-------- Data lines --------

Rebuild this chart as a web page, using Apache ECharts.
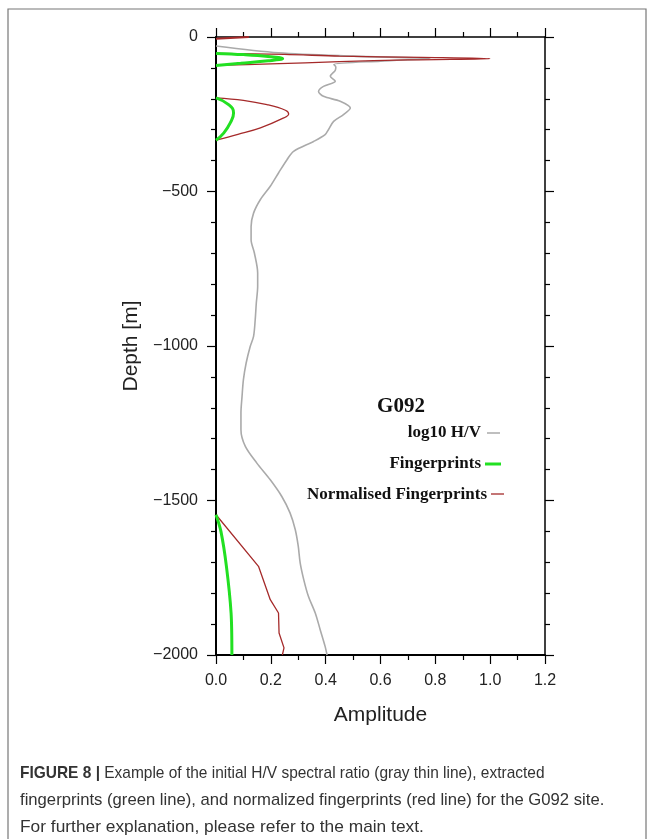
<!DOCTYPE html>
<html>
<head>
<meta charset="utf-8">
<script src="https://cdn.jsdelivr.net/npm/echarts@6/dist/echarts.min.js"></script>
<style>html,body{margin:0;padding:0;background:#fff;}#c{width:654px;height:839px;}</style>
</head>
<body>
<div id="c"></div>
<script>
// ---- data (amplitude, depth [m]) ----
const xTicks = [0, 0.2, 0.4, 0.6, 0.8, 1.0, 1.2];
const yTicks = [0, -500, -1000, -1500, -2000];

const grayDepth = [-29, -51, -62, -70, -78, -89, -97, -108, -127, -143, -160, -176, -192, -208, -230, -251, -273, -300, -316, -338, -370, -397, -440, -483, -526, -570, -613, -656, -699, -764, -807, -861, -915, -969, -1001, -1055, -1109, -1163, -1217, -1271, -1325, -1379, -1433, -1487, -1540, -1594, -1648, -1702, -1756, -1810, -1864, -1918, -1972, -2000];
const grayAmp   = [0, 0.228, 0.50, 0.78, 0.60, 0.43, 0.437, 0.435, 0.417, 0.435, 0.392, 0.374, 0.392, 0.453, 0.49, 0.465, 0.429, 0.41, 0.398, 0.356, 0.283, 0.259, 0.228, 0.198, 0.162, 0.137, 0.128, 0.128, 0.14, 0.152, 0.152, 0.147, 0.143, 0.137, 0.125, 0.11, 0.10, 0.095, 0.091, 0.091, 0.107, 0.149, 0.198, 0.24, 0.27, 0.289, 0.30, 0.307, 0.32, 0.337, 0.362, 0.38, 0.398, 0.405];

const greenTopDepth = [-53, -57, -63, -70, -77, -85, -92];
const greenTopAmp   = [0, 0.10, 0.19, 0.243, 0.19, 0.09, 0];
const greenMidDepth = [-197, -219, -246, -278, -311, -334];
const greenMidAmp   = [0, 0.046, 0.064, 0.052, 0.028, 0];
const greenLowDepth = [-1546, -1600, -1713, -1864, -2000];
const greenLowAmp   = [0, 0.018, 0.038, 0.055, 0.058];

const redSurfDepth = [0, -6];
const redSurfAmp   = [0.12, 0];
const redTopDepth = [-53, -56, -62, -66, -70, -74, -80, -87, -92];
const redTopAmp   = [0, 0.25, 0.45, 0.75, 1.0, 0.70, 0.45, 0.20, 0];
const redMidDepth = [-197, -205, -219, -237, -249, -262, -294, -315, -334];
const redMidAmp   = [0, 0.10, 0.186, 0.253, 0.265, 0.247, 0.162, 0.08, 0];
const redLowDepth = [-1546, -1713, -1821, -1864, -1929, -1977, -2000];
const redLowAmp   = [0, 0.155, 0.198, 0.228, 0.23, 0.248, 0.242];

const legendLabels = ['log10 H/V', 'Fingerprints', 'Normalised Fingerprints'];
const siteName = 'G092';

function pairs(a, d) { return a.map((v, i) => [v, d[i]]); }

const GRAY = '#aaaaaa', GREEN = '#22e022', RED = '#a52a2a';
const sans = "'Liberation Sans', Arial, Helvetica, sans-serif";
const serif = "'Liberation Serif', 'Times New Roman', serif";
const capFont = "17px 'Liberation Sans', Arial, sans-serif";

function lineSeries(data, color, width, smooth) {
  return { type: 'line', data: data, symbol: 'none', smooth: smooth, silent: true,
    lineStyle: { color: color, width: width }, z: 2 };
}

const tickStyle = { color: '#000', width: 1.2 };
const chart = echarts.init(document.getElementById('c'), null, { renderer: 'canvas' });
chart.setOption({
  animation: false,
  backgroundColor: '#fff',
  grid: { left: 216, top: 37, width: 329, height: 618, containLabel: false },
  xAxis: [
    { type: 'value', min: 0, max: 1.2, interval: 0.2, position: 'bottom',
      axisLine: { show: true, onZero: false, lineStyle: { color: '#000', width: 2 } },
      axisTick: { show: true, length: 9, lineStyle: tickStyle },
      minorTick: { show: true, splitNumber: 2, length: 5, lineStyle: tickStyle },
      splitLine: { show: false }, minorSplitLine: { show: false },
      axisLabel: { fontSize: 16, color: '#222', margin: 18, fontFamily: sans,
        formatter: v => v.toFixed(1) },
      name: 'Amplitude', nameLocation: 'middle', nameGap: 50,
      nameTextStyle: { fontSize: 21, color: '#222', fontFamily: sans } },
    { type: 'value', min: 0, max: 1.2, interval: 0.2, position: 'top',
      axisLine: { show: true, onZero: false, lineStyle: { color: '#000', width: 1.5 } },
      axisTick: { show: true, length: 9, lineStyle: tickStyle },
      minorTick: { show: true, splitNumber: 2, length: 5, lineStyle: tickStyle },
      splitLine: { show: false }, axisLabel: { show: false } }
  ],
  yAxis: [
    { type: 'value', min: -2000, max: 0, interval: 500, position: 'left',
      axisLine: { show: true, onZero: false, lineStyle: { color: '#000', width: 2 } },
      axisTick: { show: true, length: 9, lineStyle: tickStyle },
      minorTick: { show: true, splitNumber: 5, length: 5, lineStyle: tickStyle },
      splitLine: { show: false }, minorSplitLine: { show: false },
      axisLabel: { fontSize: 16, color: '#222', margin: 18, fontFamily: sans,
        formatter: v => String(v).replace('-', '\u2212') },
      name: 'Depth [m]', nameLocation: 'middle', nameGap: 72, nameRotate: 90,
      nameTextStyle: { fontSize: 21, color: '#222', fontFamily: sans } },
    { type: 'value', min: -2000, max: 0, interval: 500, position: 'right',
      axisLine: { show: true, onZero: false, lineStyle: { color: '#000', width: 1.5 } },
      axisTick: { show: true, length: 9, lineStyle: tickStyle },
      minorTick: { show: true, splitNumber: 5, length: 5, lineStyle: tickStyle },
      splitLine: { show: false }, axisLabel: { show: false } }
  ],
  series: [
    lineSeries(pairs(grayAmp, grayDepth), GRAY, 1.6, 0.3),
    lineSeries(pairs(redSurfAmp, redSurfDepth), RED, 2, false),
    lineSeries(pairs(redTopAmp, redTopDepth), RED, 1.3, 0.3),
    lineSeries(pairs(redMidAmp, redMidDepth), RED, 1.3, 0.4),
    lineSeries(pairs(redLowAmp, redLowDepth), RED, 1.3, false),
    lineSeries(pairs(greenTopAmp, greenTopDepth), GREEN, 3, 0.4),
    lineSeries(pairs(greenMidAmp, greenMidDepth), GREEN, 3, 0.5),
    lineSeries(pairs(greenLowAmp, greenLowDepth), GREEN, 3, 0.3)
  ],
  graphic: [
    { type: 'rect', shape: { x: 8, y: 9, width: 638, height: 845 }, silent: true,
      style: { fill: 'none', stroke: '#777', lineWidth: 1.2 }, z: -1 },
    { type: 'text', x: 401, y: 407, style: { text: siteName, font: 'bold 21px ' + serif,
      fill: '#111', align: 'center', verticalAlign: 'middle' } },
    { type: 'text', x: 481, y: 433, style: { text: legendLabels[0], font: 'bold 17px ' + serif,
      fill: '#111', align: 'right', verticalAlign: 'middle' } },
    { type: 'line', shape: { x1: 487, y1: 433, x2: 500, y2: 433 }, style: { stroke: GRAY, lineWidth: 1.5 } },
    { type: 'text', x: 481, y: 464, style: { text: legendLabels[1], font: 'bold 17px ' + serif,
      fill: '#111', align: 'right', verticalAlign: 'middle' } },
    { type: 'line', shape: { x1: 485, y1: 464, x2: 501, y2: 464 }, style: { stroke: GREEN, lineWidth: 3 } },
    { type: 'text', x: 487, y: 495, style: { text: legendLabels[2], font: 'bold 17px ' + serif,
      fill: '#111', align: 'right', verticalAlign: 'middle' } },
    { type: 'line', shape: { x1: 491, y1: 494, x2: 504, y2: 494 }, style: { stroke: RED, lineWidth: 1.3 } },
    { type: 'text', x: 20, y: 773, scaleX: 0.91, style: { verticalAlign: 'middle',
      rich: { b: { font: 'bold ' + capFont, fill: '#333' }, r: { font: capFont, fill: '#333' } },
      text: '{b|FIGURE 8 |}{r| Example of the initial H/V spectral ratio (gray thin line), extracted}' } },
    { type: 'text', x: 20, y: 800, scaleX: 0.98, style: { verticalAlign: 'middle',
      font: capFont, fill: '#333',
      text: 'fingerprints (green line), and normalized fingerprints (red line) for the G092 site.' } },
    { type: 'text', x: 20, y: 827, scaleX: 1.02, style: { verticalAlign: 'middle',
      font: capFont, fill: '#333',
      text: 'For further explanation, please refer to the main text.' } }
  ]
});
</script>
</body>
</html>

--------

__Problem requirements__
Restate each line from the start of the listing through the line bearing "const yTicks = [0, -500, -1000, -1500, -2000];" word for word. Drop the pictures.

__The reply__
Rebuild this chart as a web page, using Apache ECharts.
<!DOCTYPE html>
<html>
<head>
<meta charset="utf-8">
<script src="https://cdn.jsdelivr.net/npm/echarts@6/dist/echarts.min.js"></script>
<style>html,body{margin:0;padding:0;background:#fff;}#c{width:654px;height:839px;}</style>
</head>
<body>
<div id="c"></div>
<script>
// ---- data (amplitude, depth [m]) ----
const xTicks = [0, 0.2, 0.4, 0.6, 0.8, 1.0, 1.2];
const yTicks = [0, -500, -1000, -1500, -2000];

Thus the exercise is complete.